Rashi is fairly subdued here, but does suggest that the reason for the thirst will be that ruach ha-kodesh, the holy spirit, will have left the people. This is certainly something that Rashi would put years before him; therefore, he seems to be reading our passage as a prophecy which had already been realized before the rabbinic era.
His younger colleague, Rav Yosef Kara, is more explicit. He points to the end of the first commonwealth, translating the famine as a lack of prophecy, and notes that after the end of the Davidic dynasty, only Chaggai, Zekharya and Malakhi prophesize.
In a similar vein, ibn Ezra notes the deliberate irony (as pointed out above) in Amos’s words — that Amatzya has ordered him not to prophesize — and now Amos is foretelling a time when all of the prophets will be dead.
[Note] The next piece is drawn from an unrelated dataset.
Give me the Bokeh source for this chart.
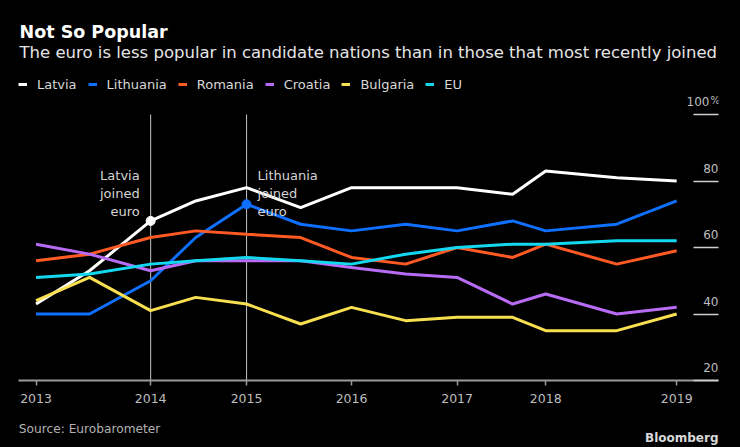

Radak follows this thinking and explains the next verse — that they will travel far to find the word of God — as being due to the fact that there will be no more prophets and they will desperately want to know what their future holds.
R. Eliezer of Beaugency adds an innovative twist to this approach. He maintains that Amos is pronouncing that they will have such an accumulation of troubles that they will go far and wide to find out if their awful situation is permanent or if there is an end in sight.
In sum, we find that the Rishonim all take a position that Amos’s prophecy is “proximate” and fairly immediate, speaking to the direct experience of prophecy which the people (or at least their leaders) eschew, and predicting a time when they will all go thirsting after the literal “word of God” (i.e. nevua) and will not be able to find i/t.
The Midrash, on the other hand, sees Amos’s words as reaching far into the future, to a time that many would claim speaks of modern Man and his constant state of existential crisis.
An honest assessment of the text leads us to believe that it is deliberately ambiguous and allows, simultaneously, for both readings. To the immediate audience of Amos, the words speak of an end of prophecy. To the eternal audience of the Jewish people through the generations, it speaks to one potential end-of-days scenario.
In next week’s shiur, we will continue our study of Amos’s eschatological (or not) visions.

[1] The Midrash ends up associating the expounded verse with Aharon, thus connecting it with the base text at Vayikra 8:1, the sanctification of the priests.
[2] See Margaliot, Vayikra Rabba, Vol. 1, p. 197, footnote to line 6.
[3] One unable to pronounce certain letters, stammerer (Jastrow).
[4] See Tehillim 105:16; compare with II Melakhim 8:1.
[5] Toledot 64; Bereishit 25.
[6] See also Otzar Ha-midrashim (Eisenstein), Hallel, p. 129.
[7] This phrase usually refers to the “return” to Yavneh in the middle of the 2nd century CE; however since the rabbis credit the first Yavneh generation with the composition of Eduyot, one might argue that this tosefta refers to the 1st-century establishment of the academy there.